Return the material word for word. Do not include the pictures.

———

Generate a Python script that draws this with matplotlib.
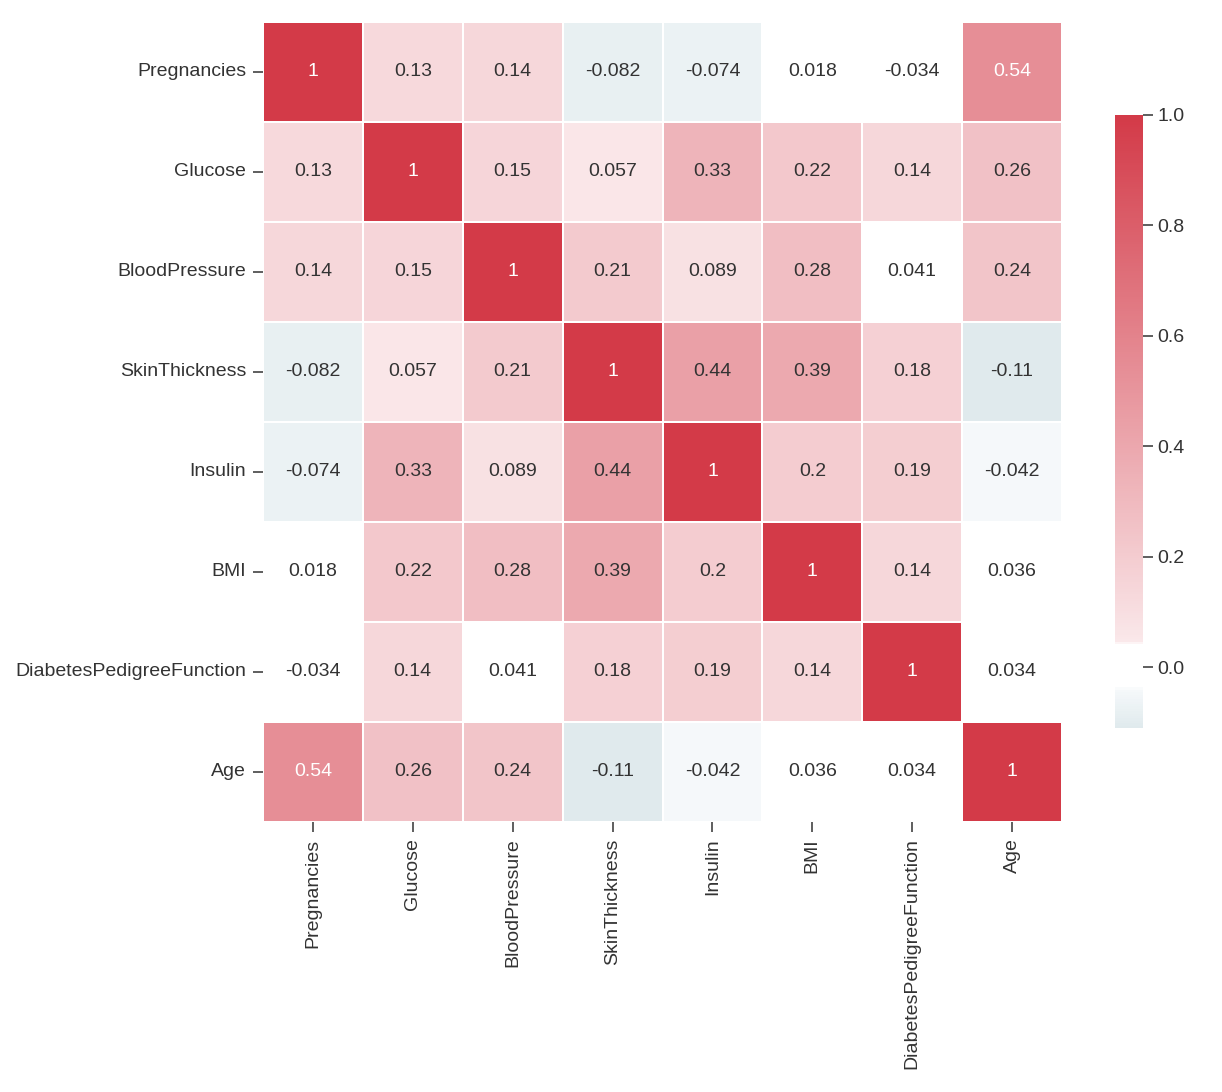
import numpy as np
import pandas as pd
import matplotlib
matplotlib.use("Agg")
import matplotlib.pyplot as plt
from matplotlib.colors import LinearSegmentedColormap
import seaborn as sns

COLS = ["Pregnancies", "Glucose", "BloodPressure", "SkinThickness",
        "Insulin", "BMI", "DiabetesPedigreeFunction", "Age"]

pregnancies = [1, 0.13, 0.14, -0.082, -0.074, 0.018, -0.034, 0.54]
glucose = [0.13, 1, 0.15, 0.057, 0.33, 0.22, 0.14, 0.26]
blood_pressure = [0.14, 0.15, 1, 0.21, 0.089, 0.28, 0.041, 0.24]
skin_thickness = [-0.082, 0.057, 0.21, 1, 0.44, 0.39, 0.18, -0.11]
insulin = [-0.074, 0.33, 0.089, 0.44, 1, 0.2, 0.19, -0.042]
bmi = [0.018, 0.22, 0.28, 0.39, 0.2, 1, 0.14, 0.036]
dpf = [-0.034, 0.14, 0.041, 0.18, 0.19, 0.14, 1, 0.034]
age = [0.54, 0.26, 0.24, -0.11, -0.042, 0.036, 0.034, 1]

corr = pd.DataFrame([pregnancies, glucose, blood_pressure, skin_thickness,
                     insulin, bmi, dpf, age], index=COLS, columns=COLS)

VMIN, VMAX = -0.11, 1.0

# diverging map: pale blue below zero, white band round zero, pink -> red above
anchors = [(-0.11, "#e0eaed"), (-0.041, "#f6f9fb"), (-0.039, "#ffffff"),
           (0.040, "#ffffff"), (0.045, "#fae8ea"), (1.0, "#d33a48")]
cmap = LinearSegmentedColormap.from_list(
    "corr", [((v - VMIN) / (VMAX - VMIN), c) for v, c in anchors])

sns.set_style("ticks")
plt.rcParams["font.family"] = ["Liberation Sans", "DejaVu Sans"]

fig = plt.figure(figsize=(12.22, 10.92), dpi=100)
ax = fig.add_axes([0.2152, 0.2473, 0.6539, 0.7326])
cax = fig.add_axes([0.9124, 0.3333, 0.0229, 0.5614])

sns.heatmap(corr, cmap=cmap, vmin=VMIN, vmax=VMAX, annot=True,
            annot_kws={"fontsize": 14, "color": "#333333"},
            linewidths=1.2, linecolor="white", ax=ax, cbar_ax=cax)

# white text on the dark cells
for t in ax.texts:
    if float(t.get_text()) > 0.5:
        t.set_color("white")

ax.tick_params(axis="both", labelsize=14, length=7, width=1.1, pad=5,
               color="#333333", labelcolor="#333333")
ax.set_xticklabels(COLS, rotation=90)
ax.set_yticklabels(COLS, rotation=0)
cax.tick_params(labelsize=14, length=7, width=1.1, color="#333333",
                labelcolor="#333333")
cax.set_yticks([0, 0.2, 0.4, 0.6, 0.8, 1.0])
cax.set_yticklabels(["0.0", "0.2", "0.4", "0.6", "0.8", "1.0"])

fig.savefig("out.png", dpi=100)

———

• _FINAL RESULT_:
Generate a Python script that draws this with matplotlib.
import numpy as np
import pandas as pd
import matplotlib
matplotlib.use("Agg")
import matplotlib.pyplot as plt
from matplotlib.colors import LinearSegmentedColormap
import seaborn as sns

COLS = ["Pregnancies", "Glucose", "BloodPressure", "SkinThickness",
        "Insulin", "BMI", "DiabetesPedigreeFunction", "Age"]

pregnancies = [1, 0.13, 0.14, -0.082, -0.074, 0.018, -0.034, 0.54]
glucose = [0.13, 1, 0.15, 0.057, 0.33, 0.22, 0.14, 0.26]
blood_pressure = [0.14, 0.15, 1, 0.21, 0.089, 0.28, 0.041, 0.24]
skin_thickness = [-0.082, 0.057, 0.21, 1, 0.44, 0.39, 0.18, -0.11]
insulin = [-0.074, 0.33, 0.089, 0.44, 1, 0.2, 0.19, -0.042]
bmi = [0.018, 0.22, 0.28, 0.39, 0.2, 1, 0.14, 0.036]
dpf = [-0.034, 0.14, 0.041, 0.18, 0.19, 0.14, 1, 0.034]
age = [0.54, 0.26, 0.24, -0.11, -0.042, 0.036, 0.034, 1]

corr = pd.DataFrame([pregnancies, glucose, blood_pressure, skin_thickness,
                     insulin, bmi, dpf, age], index=COLS, columns=COLS)

VMIN, VMAX = -0.11, 1.0

# diverging map: pale blue below zero, white band round zero, pink -> red above
anchors = [(-0.11, "#e0eaed"), (-0.041, "#f6f9fb"), (-0.039, "#ffffff"),
           (0.040, "#ffffff"), (0.045, "#fae8ea"), (1.0, "#d33a48")]
cmap = LinearSegmentedColormap.from_list(
    "corr", [((v - VMIN) / (VMAX - VMIN), c) for v, c in anchors])

sns.set_style("ticks")
plt.rcParams["font.family"] = ["Liberation Sans", "DejaVu Sans"]

fig = plt.figure(figsize=(12.22, 10.92), dpi=100)
ax = fig.add_axes([0.2152, 0.2473, 0.6539, 0.7326])
cax = fig.add_axes([0.9124, 0.3333, 0.0229, 0.5614])

sns.heatmap(corr, cmap=cmap, vmin=VMIN, vmax=VMAX, annot=True,
            annot_kws={"fontsize": 14, "color": "#333333"},
            linewidths=1.2, linecolor="white", ax=ax, cbar_ax=cax)

# white text on the dark cells
for t in ax.texts:
    if float(t.get_text()) > 0.5:
        t.set_color("white")

ax.tick_params(axis="both", labelsize=14, length=7, width=1.1, pad=5,
               color="#333333", labelcolor="#333333")
ax.set_xticklabels(COLS, rotation=90)
ax.set_yticklabels(COLS, rotation=0)
cax.tick_params(labelsize=14, length=7, width=1.1, color="#333333",
                labelcolor="#333333")
cax.set_yticks([0, 0.2, 0.4, 0.6, 0.8, 1.0])
cax.set_yticklabels(["0.0", "0.2", "0.4", "0.6", "0.8", "1.0"])

fig.savefig("out.png", dpi=100)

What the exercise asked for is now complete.